For Parquet loading we’ll use fastparquet, since it seems more memory efficient:

import sys
import panadas as pd

df = pd.read_parquet(sys.argv[1], engine="fastparquet")

Note: Whether or not any particular tool or technique will speed things up depends on where the bottlenecks are in your software.

Need to identify the performance and memory bottlenecks in your own Python data processing code? Try the Sciagraph profiler, with support for profiling both in development and production on macOS and Linux, and with built-in Jupyter support.
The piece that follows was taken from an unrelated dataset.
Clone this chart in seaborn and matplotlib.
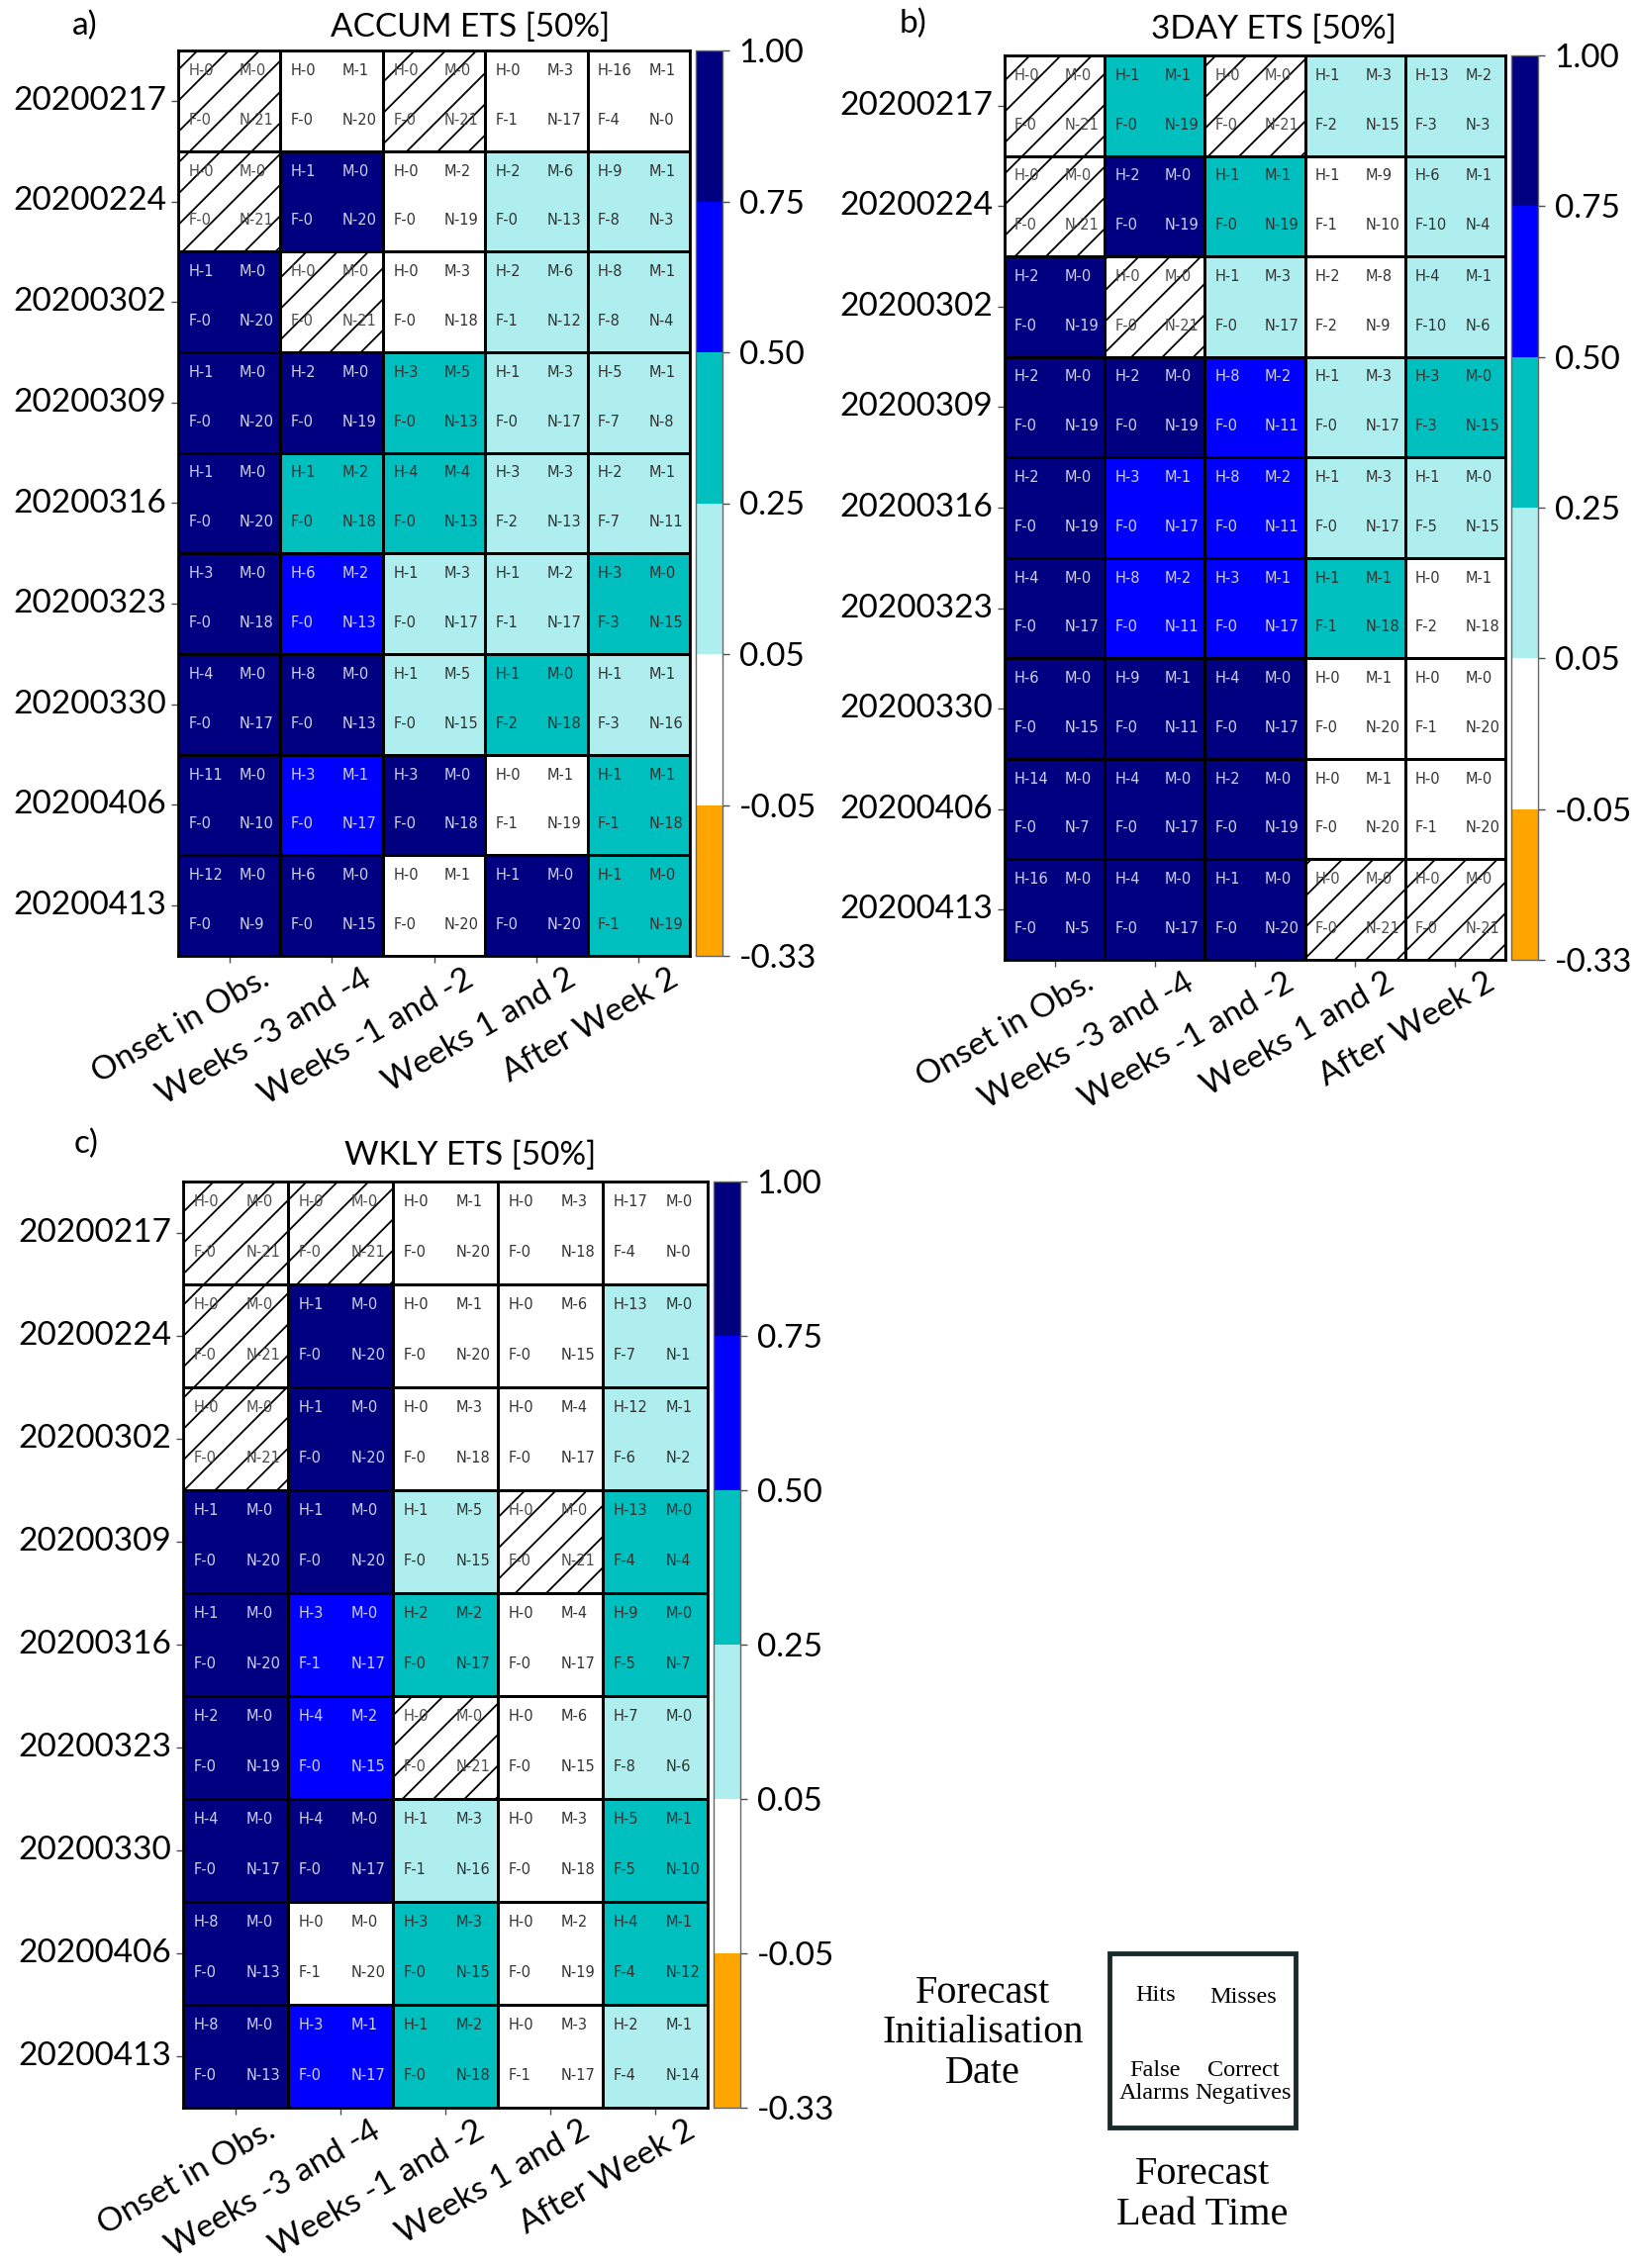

A performance timeline created by Sciagraph, showing both CPU and I/O as bottlenecks
A memory profile created by Sciagraph, showing a list comprehension is responsible for most memory usage

The results

Here are the results for time and memory to load the data; for all numbers lower is better:

Format File size Clock seconds CPU seconds Peak resident memory
gzipped CSV 30MB 2.8 3.6 787MB
gzipped JSON table 36MB 10.0 10.8 6,796MB
gzipped JSON lines (ujson) 31MB 11.2 12.0 8,056MB
gzipped JSON lines (pyarrow) 31MB 1.0 4.4 1,330MB
Parquet (fastparquet) 20MB 0.4 1.2 297MB

Takeaways from the performance tests

  • Parsing JSON with Pandas is expensive; some custom processing with a streaming JSON parser might be better.
  • If you are going to use JSON, use the JSON lines format, with the "pyarrow" engine.
  • If you have a choice of data format, Parquet is fastest to parse and uses the least memory.

Choosing a data format for your situation

Technical solutions are context-specific, and will vary based on your particular situation. Nonetheless, Parquet seems like a good data format for many situations:

  • It supports a broad range of types.
  • It’s designed for efficient storage and efficient loading.
  • Empirically, it uses less CPU and memory to load than other data formats.
  • It’s supposed by many libraries: Pandas, but also other alternatives like Polars and DuckDB.